- [TO DO] Leave out the pictures, and retype only the lines from the beginning of the material through the line that contains "(0,0) rectangle (720,540);", including both.

>>>>>

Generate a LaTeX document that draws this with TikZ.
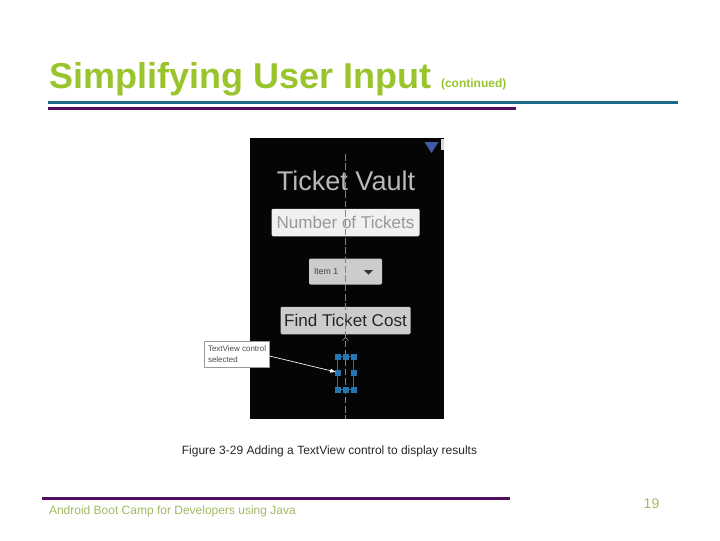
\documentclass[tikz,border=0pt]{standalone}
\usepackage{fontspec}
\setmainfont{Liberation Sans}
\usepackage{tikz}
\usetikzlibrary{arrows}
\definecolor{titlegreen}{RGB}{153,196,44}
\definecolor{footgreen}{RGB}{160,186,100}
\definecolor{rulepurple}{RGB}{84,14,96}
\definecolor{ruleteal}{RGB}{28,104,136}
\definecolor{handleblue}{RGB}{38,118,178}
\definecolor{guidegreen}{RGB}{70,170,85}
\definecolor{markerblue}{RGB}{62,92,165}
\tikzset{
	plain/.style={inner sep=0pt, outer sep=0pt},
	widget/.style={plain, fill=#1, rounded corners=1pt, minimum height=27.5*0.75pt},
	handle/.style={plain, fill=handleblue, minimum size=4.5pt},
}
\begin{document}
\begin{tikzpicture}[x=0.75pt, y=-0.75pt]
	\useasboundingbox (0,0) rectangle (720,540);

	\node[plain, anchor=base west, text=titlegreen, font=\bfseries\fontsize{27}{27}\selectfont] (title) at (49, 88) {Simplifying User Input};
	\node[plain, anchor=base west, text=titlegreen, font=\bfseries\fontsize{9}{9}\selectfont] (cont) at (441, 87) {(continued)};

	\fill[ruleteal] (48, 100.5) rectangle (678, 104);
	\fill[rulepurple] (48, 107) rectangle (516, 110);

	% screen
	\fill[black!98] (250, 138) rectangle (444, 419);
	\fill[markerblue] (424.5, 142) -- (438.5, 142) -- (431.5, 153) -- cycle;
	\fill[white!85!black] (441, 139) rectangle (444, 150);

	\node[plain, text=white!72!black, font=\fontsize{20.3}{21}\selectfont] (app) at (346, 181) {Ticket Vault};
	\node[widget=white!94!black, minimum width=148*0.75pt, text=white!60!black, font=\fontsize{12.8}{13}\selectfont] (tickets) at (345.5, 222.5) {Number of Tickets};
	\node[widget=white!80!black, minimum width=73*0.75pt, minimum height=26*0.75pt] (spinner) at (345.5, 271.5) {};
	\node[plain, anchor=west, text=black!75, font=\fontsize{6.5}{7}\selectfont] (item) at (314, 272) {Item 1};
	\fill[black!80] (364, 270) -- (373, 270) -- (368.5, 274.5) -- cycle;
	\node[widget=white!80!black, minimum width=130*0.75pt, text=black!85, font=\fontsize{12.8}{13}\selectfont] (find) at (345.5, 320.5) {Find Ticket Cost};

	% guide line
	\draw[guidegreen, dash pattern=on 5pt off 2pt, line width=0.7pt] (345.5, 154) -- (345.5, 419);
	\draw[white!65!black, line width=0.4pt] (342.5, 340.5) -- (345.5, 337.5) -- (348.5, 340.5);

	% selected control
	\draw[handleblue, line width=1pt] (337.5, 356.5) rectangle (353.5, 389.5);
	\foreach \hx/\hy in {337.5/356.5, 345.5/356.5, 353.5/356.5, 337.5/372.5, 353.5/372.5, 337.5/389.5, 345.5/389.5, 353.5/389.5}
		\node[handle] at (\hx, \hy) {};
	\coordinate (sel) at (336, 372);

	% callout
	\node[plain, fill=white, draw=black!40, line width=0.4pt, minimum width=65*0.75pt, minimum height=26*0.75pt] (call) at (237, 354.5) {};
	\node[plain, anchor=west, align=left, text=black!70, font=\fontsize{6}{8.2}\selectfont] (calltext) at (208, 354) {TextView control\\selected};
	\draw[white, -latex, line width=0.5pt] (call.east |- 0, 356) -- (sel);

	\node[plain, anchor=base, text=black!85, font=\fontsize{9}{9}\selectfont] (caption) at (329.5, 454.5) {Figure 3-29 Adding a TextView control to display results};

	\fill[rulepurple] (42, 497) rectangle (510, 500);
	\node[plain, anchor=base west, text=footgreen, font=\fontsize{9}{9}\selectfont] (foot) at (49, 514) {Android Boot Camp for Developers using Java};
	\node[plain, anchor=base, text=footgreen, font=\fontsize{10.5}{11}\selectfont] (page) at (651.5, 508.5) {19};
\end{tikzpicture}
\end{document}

<<<<<

- [ANSWER TO THIS PROBLEM]
Generate a LaTeX document that draws this with TikZ.
\documentclass[tikz,border=0pt]{standalone}
\usepackage{fontspec}
\setmainfont{Liberation Sans}
\usepackage{tikz}
\usetikzlibrary{arrows}
\definecolor{titlegreen}{RGB}{153,196,44}
\definecolor{footgreen}{RGB}{160,186,100}
\definecolor{rulepurple}{RGB}{84,14,96}
\definecolor{ruleteal}{RGB}{28,104,136}
\definecolor{handleblue}{RGB}{38,118,178}
\definecolor{guidegreen}{RGB}{70,170,85}
\definecolor{markerblue}{RGB}{62,92,165}
\tikzset{
	plain/.style={inner sep=0pt, outer sep=0pt},
	widget/.style={plain, fill=#1, rounded corners=1pt, minimum height=27.5*0.75pt},
	handle/.style={plain, fill=handleblue, minimum size=4.5pt},
}
\begin{document}
\begin{tikzpicture}[x=0.75pt, y=-0.75pt]
	\useasboundingbox (0,0) rectangle (720,540);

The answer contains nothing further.